At the outset, my seat was also slightly uneven.  I was putting more weight on the right seatbone.  The trainer instructed me to push my left hipbone toward the horse’s right ear.  This adjustment balanced my seat perfectly.  It didn’t feel perfect to me, however – it felt very much like I was pushing that left hip forward.  The trainer advised me that my ability to feel this was good – to make this correction permanent, I’ll need to be aware when mounted, and start building the muscle memory needed to make this adjustment permanent.   Happily, throughout my session on the Equicizer, I was able to maintain that balance, even through changes in the speed of the simulated gaits.

An apology to Maddie

Without a doubt, the most revealing part of the experience was what I learned about how I hold the reins.   Right from the outset, I was holding a lot more weight in the left rein, even though they felt dead even to me.  This is illustrated in the image at the top of the post – if you look at the top of the image, under “Reins” you can see that the red graph showing right rein pressure is far different from the corresponding blue graph for the left rein.

The trainer worked with me on increasing and decreasing the degree of contact I carry in the reins from my shoulders, moving my shoulder blades back and forth.  She then isolated my right arm and shoulder, asking me to bring that shoulder blade back.  As I did so the sensors indicated that the pressure I was putting in each rein was almost even.  She put the Equicizer into motion, and things went haywire again.  Slowly I was able to even out the rein pressure.  But it didn’t feel even to me – at all.  Throughout the session, I was feeling more weight – a lot more – in that right rein.  The muscle memory training mentioned previously will come into play here, as well.   In the meantime, I owe a certain big bay mare an apology.

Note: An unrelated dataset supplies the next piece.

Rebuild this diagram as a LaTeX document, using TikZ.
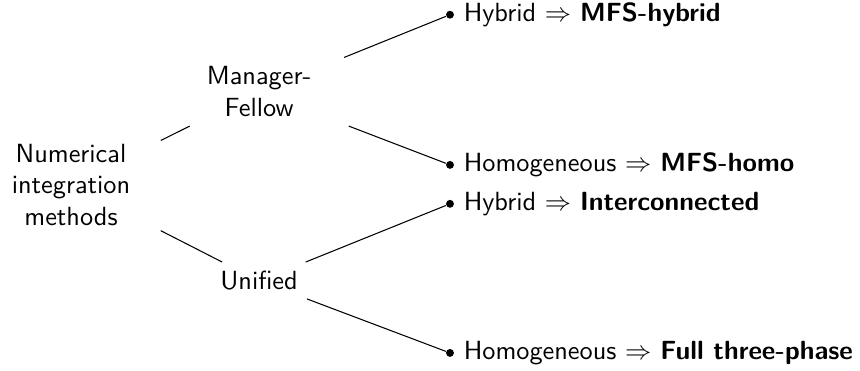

After some effort, finally, more even rein pressure

Unbeknownst to me I’ve been really hanging on that left rein, even when things felt even or a bit light. In reality, I suspect there’s been a lot more pressure on that rein, and the mare has been responding as any horse would – by returning the favor, and hanging back.  When I’ve managed to do the exercises Christy suggests (dropping pressure on the left rein intermittently while driving the mare into the right rein with my inside leg) we get the nicest, most honest bend.  So the big take away here is to focus on evening up the balance in my reins, which *should* reduce the problems I’m having with left bend.  Tonight, when I get back on the mare, I’ll have a specific plan.  I’ll start by dropping my stirrups, paying attention to my hip angle and letting gravity stretch my legs.  I’ll pick up my stirrups, and will maintain that open angle, avoiding my old posture with tilting pelvis and arched back.  And when we’re working with what I perceive to be even contact, I’ll be conscious of reducing my left rein pressure, and observing that that change elicits in the big mare.